Long before Hurricane Ida killed 30 people in New Jersey, officials said New Jersey must modernize its flood standards but a year after the deadly storm, the state’s inaction provoked environmentalists to launch a campaign urging Murphy to fast-track rules to update flood maps and rainfall data that had been unchanged since 1999.

Among the reasons he has made environmentalists and animal rights activists angry, Murphy betrayed a promise to end bear hunting and failed to address the cleanup of toxic sites in New Jersey, ignored recurring flooding problems, and left many state parks in disrepair.

“This is the time for bold ideas that will make lasting changes for generations. That is what a second term should be,” said Henal Patel, law and policy director at the New Jersey Institute for Social Justice. “We’re not seeing it, which is why there is a little bit of a concern. Is he moving more centrist? Or is it just a matter of not thinking boldly?”

Among other environmental group leaders who accused Murphy of betraying his promise to fight the global climate crisis were Doug O’Malley, director of Environment New Jersey; Dena Mottola Jaborska, executive director of New Jersey Citizen Action; Kevin Brown, Service Employees International Union vice president; and Anjuli Ramos-Busot, New Jersey state director for the Sierra Club.

If progressives, environmental activists, and animal lovers are disappointed, they have only themselves to blame for failing to predict this outcome. Lisa McCormick has been a consistent and vocal Murphy critic, who pointed out that he left 20-year prison sentences for marijuana possession in a law that “legalized” cannabis and allowed employers to legally pay the poorest workers $5.26 per hour when he increased the state minimum hourly wage to $15 per hour.

“The suggestion that Phil Murphy is a genuine progressive is laughable,” said McCormick. “He’s a millionaire whose spin doctors surveyed voters and told him what we want to hear, then he did everything the political establishment wanted him to do.”

​McCormick​ said in addition to a poor environmental record, Murphy failed to allow municipalities to create Civilian Complaint Review Boards with subpoena powers or address one of the nation’s worst school segregation records​. 

She said Murphy also hired a rapist, ignored systemic sexual abuse in a women’s prison, and created a toxic work environment for his female staff.​​

“Those 20-year prison sentences for legal marijuana and getting paid about a third of the state minimum hourly wage are indications that Phil Murphy is full of shit,” said Democratic strategist James J. Devine, McCormick’s husband. “The administration of Gov. Phil Murphy has vigorously defended school segregation in court.”

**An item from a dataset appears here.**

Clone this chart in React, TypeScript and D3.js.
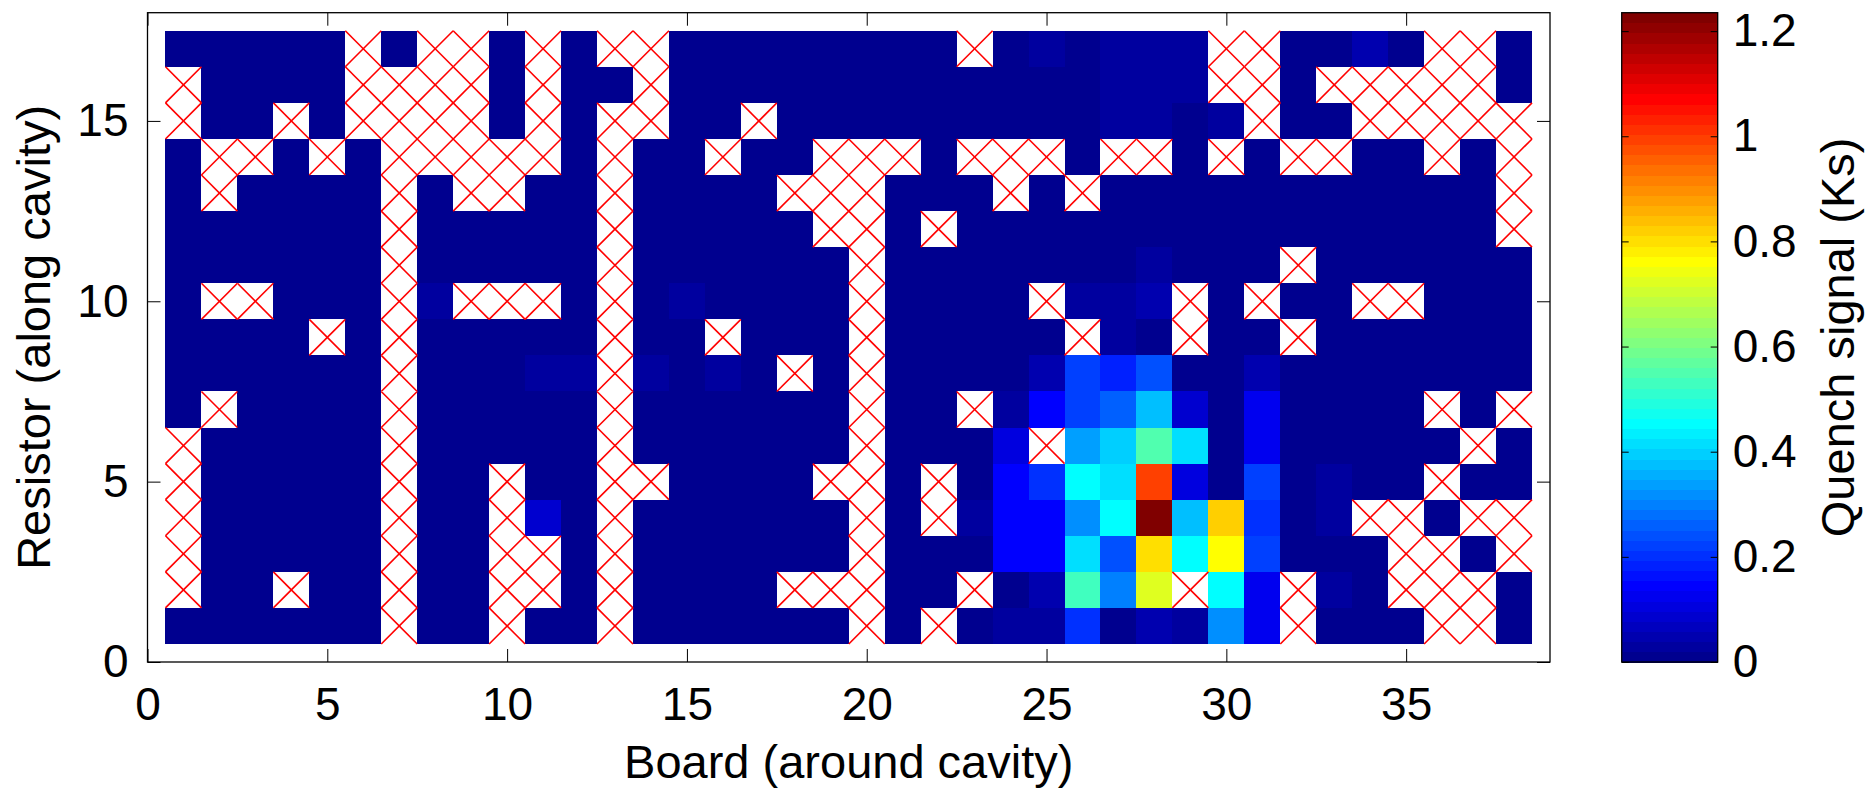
import { useEffect, useRef } from 'react';
import * as d3 from 'd3';

const _ = null;

// Board number along x, resistor number along y (top row first, as in quenchSignal)
const boards = [
  1, 2, 3, 4, 5, 6, 7, 8, 9, 10, 11, 12, 13, 14, 15, 16, 17, 18, 19,
  20, 21, 22, 23, 24, 25, 26, 27, 28, 29, 30, 31, 32, 33, 34, 35, 36, 37, 38,
];
const resistors = [17, 16, 15, 14, 13, 12, 11, 10, 9, 8, 7, 6, 5, 4, 3, 2, 1];

// Quench signal (Ks), one row per resistor (17 -> 1), one entry per board.
// null = no reading (drawn as a red cross)
const quenchSignal: (number | null)[][] = [
  [0, 0, 0, 0, 0, _, 0, _, _, 0, _, 0, _, _, 0, 0, 0, 0, 0, 0, 0, 0, _, 0, .03, 0, .03, .03, .03, _, _, 0, 0, .045, 0, _, _, 0],
  [_, 0, 0, 0, 0, _, _, _, _, 0, _, 0, 0, _, 0, 0, 0, 0, 0, 0, 0, 0, 0, 0, 0, 0, .03, .03, .03, _, _, 0, _, _, _, _, _, 0],
  [_, 0, 0, _, 0, _, _, _, _, 0, _, 0, _, _, 0, 0, _, 0, 0, 0, 0, 0, 0, 0, 0, 0, .03, .03, 0, .03, _, 0, 0, _, _, _, _, _],
  [0, _, _, 0, _, 0, _, _, _, _, _, 0, _, 0, 0, _, 0, 0, _, _, _, 0, _, _, _, 0, _, _, 0, _, 0, _, _, 0, 0, _, 0, _],
  [0, _, 0, 0, 0, 0, _, 0, _, _, 0, 0, _, 0, 0, 0, 0, _, _, _, 0, 0, 0, _, 0, _, 0, 0, 0, 0, 0, 0, 0, 0, 0, 0, 0, _],
  [0, 0, 0, 0, 0, 0, _, 0, 0, 0, 0, 0, _, 0, 0, 0, 0, 0, _, _, 0, _, 0, 0, 0, 0, 0, 0, 0, 0, 0, 0, 0, 0, 0, 0, 0, _],
  [0, 0, 0, 0, 0, 0, _, 0, 0, 0, 0, 0, _, 0, 0, 0, 0, 0, 0, _, 0, 0, 0, 0, 0, 0, 0, .03, 0, 0, 0, _, 0, 0, 0, 0, 0, 0],
  [0, _, _, 0, 0, 0, _, .03, _, _, _, 0, _, 0, .03, 0, 0, 0, 0, _, 0, 0, 0, 0, _, .03, .03, .05, _, 0, _, 0, 0, _, _, 0, 0, 0],
  [0, 0, 0, 0, _, 0, _, 0, 0, 0, 0, 0, _, 0, 0, _, 0, 0, 0, _, 0, 0, 0, 0, 0, _, .03, 0, _, 0, 0, _, 0, 0, 0, 0, 0, 0],
  [0, 0, 0, 0, 0, 0, _, 0, 0, 0, .03, .03, _, .03, 0, .03, 0, _, 0, _, 0, 0, 0, 0, .05, .22, .18, .24, 0, 0, .05, 0, 0, 0, 0, 0, 0, 0],
  [0, _, 0, 0, 0, 0, _, 0, 0, 0, 0, 0, _, 0, 0, 0, 0, 0, 0, _, 0, 0, _, .03, .145, .22, .26, .375, .09, 0, .13, 0, 0, 0, 0, _, 0, _],
  [_, 0, 0, 0, 0, 0, _, 0, 0, 0, 0, 0, _, 0, 0, 0, 0, 0, 0, _, 0, 0, 0, .105, _, .345, .39, .55, .41, 0, .13, 0, 0, 0, 0, 0, _, 0],
  [_, 0, 0, 0, 0, 0, _, 0, 0, _, 0, 0, _, _, 0, 0, 0, 0, _, _, 0, _, 0, .15, .2, .455, .41, .995, .105, 0, .22, 0, .03, 0, 0, _, 0, 0],
  [_, 0, 0, 0, 0, 0, _, 0, 0, _, .09, 0, _, 0, 0, 0, 0, 0, 0, _, 0, _, .03, .15, .15, .31, .455, 1.235, .375, .82, .21, 0, .03, _, _, 0, _, _],
  [_, 0, 0, 0, 0, 0, _, 0, 0, _, _, 0, _, 0, 0, 0, 0, 0, 0, _, 0, 0, 0, .15, .15, .415, .25, .8, .455, .765, .23, 0, 0, 0, _, _, 0, _],
  [_, 0, 0, _, 0, 0, _, 0, 0, _, _, 0, _, 0, 0, 0, 0, _, _, _, 0, 0, _, 0, .05, .53, .3, .725, _, .455, .135, _, .03, 0, _, _, _, 0],
  [0, 0, 0, 0, 0, 0, _, 0, 0, _, 0, 0, _, 0, 0, 0, 0, 0, 0, _, 0, _, 0, .03, .02, .21, 0, .05, .03, .32, .125, _, 0, 0, 0, _, _, 0],
];

const xTicks = [0, 5, 10, 15, 20, 25, 30, 35];
const yTicks = [0, 5, 10, 15];
const colorTicks = [0, 0.2, 0.4, 0.6, 0.8, 1, 1.2];

const W = 1872;
const H = 788;
const FONT = '"Liberation Sans", Arial, Helvetica, sans-serif';

// MATLAB-style jet colormap
const jet = (t: number) => {
  const c = (v: number) => Math.round(255 * Math.max(0, Math.min(1, v)));
  return `rgb(${c(1.5 - Math.abs(4 * t - 3))},${c(1.5 - Math.abs(4 * t - 2))},${c(1.5 - Math.abs(4 * t - 1))})`;
};

const App = () => {
  const svgRef = useRef<SVGSVGElement>(null);

  useEffect(() => {
    if (!svgRef.current) return;
    const svg = d3.select(svgRef.current);
    svg.selectAll('*').remove();

    const plot = { left: 147.5, right: 1550, top: 12.7, bottom: 662 };
    const cbar = { left: 1621.7, right: 1717.7 };

    const x = d3.scaleLinear().domain([0, 39]).range([plot.left, plot.right]);
    const y = d3.scaleLinear().domain([0, 18]).range([plot.bottom, plot.top]);

    const vmax = d3.max(quenchSignal.flat(), d => d ?? 0) as number;
    const palette = d3.range(1, 65).map(i => jet(i / 64));
    const color = d3.scaleQuantize<string>().domain([0, vmax]).range(palette);

    const cells = resistors.flatMap((r, i) =>
      boards.map((b, j) => ({ b, r, v: quenchSignal[i][j] }))
    );

    svg.append('rect').attr('width', W).attr('height', H).attr('fill', 'white');

    // Heatmap cells
    const grid = svg.append('g').attr('shape-rendering', 'crispEdges');
    grid.selectAll('rect.cell')
      .data(cells.filter(d => d.v !== null))
      .join('rect')
      .attr('class', 'cell')
      .attr('x', d => x(d.b - 0.5))
      .attr('y', d => y(d.r + 0.5))
      .attr('width', x(1) - x(0) + 0.4)
      .attr('height', y(0) - y(1) + 0.4)
      .attr('fill', d => color(d.v as number));

    // Missing readings: white cell with a red cross
    const missing = svg.append('g')
      .selectAll('g')
      .data(cells.filter(d => d.v === null))
      .join('g');
    missing.append('rect')
      .attr('x', d => x(d.b - 0.5))
      .attr('y', d => y(d.r + 0.5))
      .attr('width', x(1) - x(0))
      .attr('height', y(0) - y(1))
      .attr('fill', 'white')
      .attr('shape-rendering', 'crispEdges');
    missing.append('line')
      .attr('x1', d => x(d.b - 0.5)).attr('y1', d => y(d.r + 0.5))
      .attr('x2', d => x(d.b + 0.5)).attr('y2', d => y(d.r - 0.5))
      .attr('stroke', '#ff0000').attr('stroke-width', 1.6);
    missing.append('line')
      .attr('x1', d => x(d.b - 0.5)).attr('y1', d => y(d.r - 0.5))
      .attr('x2', d => x(d.b + 0.5)).attr('y2', d => y(d.r + 0.5))
      .attr('stroke', '#ff0000').attr('stroke-width', 1.6);

    const styleAxis = (g: d3.Selection<SVGGElement, unknown, null, undefined>) => {
      g.attr('font-size', 46).attr('font-family', FONT);
      g.select('.domain').remove();
      g.selectAll('.tick line').attr('stroke', '#000').attr('stroke-width', 1);
      g.selectAll('.tick text').attr('fill', '#000');
    };

    // Main axes, ticks pointing inward on all four sides
    svg.append('g')
      .attr('transform', `translate(0,${plot.bottom})`)
      .call(d3.axisBottom(x).tickValues(xTicks).tickSizeInner(-13).tickSizeOuter(0).tickPadding(25).tickFormat(d3.format('d')))
      .call(styleAxis);
    svg.append('g')
      .attr('transform', `translate(0,${plot.top})`)
      .call(d3.axisTop(x).tickValues(xTicks).tickSizeInner(-13).tickSizeOuter(0).tickFormat(() => ''))
      .call(styleAxis);
    svg.append('g')
      .attr('transform', `translate(${plot.left},0)`)
      .call(d3.axisLeft(y).tickValues(yTicks).tickSizeInner(-13).tickSizeOuter(0).tickPadding(19).tickFormat(d3.format('d')))
      .call(styleAxis);
    svg.append('g')
      .attr('transform', `translate(${plot.right},0)`)
      .call(d3.axisRight(y).tickValues(yTicks).tickSizeInner(-13).tickSizeOuter(0).tickFormat(() => ''))
      .call(styleAxis);

    svg.append('rect')
      .attr('x', plot.left).attr('y', plot.top)
      .attr('width', plot.right - plot.left).attr('height', plot.bottom - plot.top)
      .attr('fill', 'none').attr('stroke', '#000').attr('stroke-width', 1.3);

    // Axis titles
    svg.append('text')
      .attr('x', (plot.left + plot.right) / 2)
      .attr('y', 778)
      .attr('text-anchor', 'middle')
      .attr('font-family', FONT).attr('font-size', 47)
      .text('Board (around cavity)');
    svg.append('text')
      .attr('transform', `translate(50,${(plot.top + plot.bottom) / 2}) rotate(-90)`)
      .attr('text-anchor', 'middle')
      .attr('font-family', FONT).attr('font-size', 47)
      .text('Resistor (along cavity)');

    // Colorbar
    const cy = d3.scaleLinear().domain([0, vmax]).range([plot.bottom, plot.top]);
    const edges = [0, ...color.thresholds(), vmax];
    svg.append('g')
      .attr('shape-rendering', 'crispEdges')
      .selectAll('rect')
      .data(palette)
      .join('rect')
      .attr('x', cbar.left)
      .attr('width', cbar.right - cbar.left)
      .attr('y', (d, i) => cy(edges[i + 1]))
      .attr('height', (d, i) => cy(edges[i]) - cy(edges[i + 1]) + 0.5)
      .attr('fill', d => d);

    svg.append('g')
      .attr('transform', `translate(${cbar.right},0)`)
      .call(d3.axisRight(cy).tickValues(colorTicks).tickSizeInner(-7).tickSizeOuter(0).tickPadding(15).tickFormat(d => String(d)))
      .call(styleAxis);
    svg.append('g')
      .attr('transform', `translate(${cbar.left},0)`)
      .call(d3.axisLeft(cy).tickValues(colorTicks).tickSizeInner(-7).tickSizeOuter(0).tickFormat(() => ''))
      .call(styleAxis);
    svg.append('rect')
      .attr('x', cbar.left).attr('y', plot.top)
      .attr('width', cbar.right - cbar.left).attr('height', plot.bottom - plot.top)
      .attr('fill', 'none').attr('stroke', '#000').attr('stroke-width', 1.3);

    svg.append('text')
      .attr('transform', `translate(1854,${(plot.top + plot.bottom) / 2}) rotate(-90)`)
      .attr('text-anchor', 'middle')
      .attr('font-family', FONT).attr('font-size', 47)
      .text('Quench signal (Ks)');
  }, []);

  return (
    <svg
      ref={svgRef}
      width={W}
      height={H}
      style={{ position: 'absolute', left: 0, top: 0, display: 'block' }}
    />
  );
};

export default App;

“Phil Murphy owns stock in tobacco companies and Halliburton, he enacted $17 billion in corporate welfare, and he supports the political establishment’s culture of corruption,” said Devine. “There is nothing progressive about lying and Phil Murphy might actually be Congressman George Santos.”​

Devine said, “Murphy became ambassador to Germany the same way he found himself in the Governor’s Office: He bought it and he did an equally poor job in that post as he did in the Governor’s office.”

In one cable, dated early 2009, while he was the U.S. ambassador to Germany, Murphy, reportedly described German Chancellor Angela Merkel as “insecure” in her dealings with the new U.S. government. Other documents from the U.S. embassy in Berlin reveal that diplomats gave her the undiplomatic nickname of “Angela ‘Teflon’ Merkel” for her habit of steering clear of conflict.